DATA SUPPLIED:
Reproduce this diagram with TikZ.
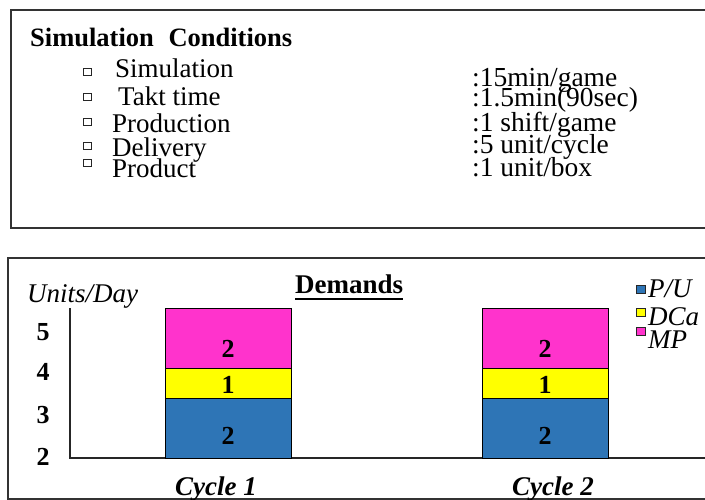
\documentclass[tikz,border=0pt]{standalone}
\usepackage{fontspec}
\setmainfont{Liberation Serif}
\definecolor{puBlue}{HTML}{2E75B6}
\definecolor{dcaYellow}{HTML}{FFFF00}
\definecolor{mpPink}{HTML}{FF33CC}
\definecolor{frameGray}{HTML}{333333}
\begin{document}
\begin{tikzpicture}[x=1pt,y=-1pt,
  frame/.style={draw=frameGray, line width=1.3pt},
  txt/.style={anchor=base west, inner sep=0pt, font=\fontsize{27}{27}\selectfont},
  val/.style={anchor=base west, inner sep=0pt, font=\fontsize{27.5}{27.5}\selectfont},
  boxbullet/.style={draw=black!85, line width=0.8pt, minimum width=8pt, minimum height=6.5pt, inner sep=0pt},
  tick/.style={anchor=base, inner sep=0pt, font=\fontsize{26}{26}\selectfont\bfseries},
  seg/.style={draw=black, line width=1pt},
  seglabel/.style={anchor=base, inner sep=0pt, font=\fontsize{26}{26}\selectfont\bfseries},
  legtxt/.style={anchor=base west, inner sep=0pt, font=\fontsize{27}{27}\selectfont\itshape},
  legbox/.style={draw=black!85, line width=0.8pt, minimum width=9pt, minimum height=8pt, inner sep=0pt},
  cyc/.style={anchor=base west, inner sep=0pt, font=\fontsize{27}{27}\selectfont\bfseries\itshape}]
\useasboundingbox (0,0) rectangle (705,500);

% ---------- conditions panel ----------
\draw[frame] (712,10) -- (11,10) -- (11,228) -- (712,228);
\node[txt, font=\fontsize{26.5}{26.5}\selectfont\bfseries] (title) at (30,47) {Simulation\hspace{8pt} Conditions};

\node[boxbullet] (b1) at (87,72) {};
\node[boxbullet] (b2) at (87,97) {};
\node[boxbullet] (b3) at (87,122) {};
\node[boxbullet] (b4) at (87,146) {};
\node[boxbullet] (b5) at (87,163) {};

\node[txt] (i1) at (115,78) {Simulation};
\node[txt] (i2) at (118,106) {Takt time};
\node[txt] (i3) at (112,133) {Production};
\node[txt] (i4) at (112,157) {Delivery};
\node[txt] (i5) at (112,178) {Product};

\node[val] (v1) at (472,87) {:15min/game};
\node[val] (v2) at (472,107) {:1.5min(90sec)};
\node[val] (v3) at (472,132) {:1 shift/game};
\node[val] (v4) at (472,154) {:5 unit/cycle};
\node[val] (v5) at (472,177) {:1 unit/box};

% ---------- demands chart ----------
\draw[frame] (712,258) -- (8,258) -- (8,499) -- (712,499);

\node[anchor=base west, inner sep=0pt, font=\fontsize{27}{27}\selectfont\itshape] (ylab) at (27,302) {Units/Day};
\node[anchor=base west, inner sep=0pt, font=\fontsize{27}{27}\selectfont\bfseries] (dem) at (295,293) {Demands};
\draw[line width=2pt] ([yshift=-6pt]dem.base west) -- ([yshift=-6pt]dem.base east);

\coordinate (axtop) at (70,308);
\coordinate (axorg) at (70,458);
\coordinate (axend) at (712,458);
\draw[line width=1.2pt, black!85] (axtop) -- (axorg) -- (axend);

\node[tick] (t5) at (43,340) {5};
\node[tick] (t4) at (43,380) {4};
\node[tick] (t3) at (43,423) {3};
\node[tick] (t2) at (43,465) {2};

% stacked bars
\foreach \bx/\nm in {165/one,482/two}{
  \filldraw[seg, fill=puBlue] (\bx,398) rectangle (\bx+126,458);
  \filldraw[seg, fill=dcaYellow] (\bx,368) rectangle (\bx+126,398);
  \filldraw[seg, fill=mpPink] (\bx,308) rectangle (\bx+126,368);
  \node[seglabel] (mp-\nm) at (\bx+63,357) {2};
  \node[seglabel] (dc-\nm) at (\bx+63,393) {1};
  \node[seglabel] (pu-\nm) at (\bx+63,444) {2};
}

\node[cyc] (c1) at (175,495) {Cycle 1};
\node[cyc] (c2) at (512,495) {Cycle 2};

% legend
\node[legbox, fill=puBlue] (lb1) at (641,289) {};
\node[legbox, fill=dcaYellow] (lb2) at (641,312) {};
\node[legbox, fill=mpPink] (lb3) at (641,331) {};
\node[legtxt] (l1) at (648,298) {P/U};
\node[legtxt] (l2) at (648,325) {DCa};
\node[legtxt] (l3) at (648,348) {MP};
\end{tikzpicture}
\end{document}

...

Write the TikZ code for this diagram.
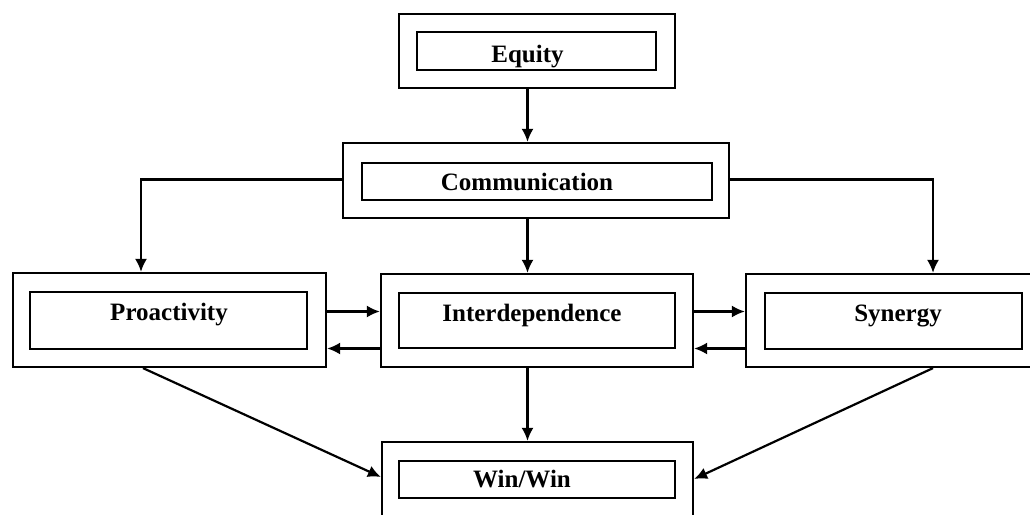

GIVEN EXERCISE: With the pictures removed from your copy, retype the lines above from the one that contains "Reproduce this diagram with TikZ." through the one that contains "(b5) at (87,163)", exactly.

RESPONSE TO THIS TASK:
Reproduce this diagram with TikZ.
\documentclass[tikz,border=0pt]{standalone}
\usepackage{fontspec}
\setmainfont{Liberation Serif}
\definecolor{puBlue}{HTML}{2E75B6}
\definecolor{dcaYellow}{HTML}{FFFF00}
\definecolor{mpPink}{HTML}{FF33CC}
\definecolor{frameGray}{HTML}{333333}
\begin{document}
\begin{tikzpicture}[x=1pt,y=-1pt,
  frame/.style={draw=frameGray, line width=1.3pt},
  txt/.style={anchor=base west, inner sep=0pt, font=\fontsize{27}{27}\selectfont},
  val/.style={anchor=base west, inner sep=0pt, font=\fontsize{27.5}{27.5}\selectfont},
  boxbullet/.style={draw=black!85, line width=0.8pt, minimum width=8pt, minimum height=6.5pt, inner sep=0pt},
  tick/.style={anchor=base, inner sep=0pt, font=\fontsize{26}{26}\selectfont\bfseries},
  seg/.style={draw=black, line width=1pt},
  seglabel/.style={anchor=base, inner sep=0pt, font=\fontsize{26}{26}\selectfont\bfseries},
  legtxt/.style={anchor=base west, inner sep=0pt, font=\fontsize{27}{27}\selectfont\itshape},
  legbox/.style={draw=black!85, line width=0.8pt, minimum width=9pt, minimum height=8pt, inner sep=0pt},
  cyc/.style={anchor=base west, inner sep=0pt, font=\fontsize{27}{27}\selectfont\bfseries\itshape}]
\useasboundingbox (0,0) rectangle (705,500);

% ---------- conditions panel ----------
\draw[frame] (712,10) -- (11,10) -- (11,228) -- (712,228);
\node[txt, font=\fontsize{26.5}{26.5}\selectfont\bfseries] (title) at (30,47) {Simulation\hspace{8pt} Conditions};

\node[boxbullet] (b1) at (87,72) {};
\node[boxbullet] (b2) at (87,97) {};
\node[boxbullet] (b3) at (87,122) {};
\node[boxbullet] (b4) at (87,146) {};
\node[boxbullet] (b5) at (87,163) {};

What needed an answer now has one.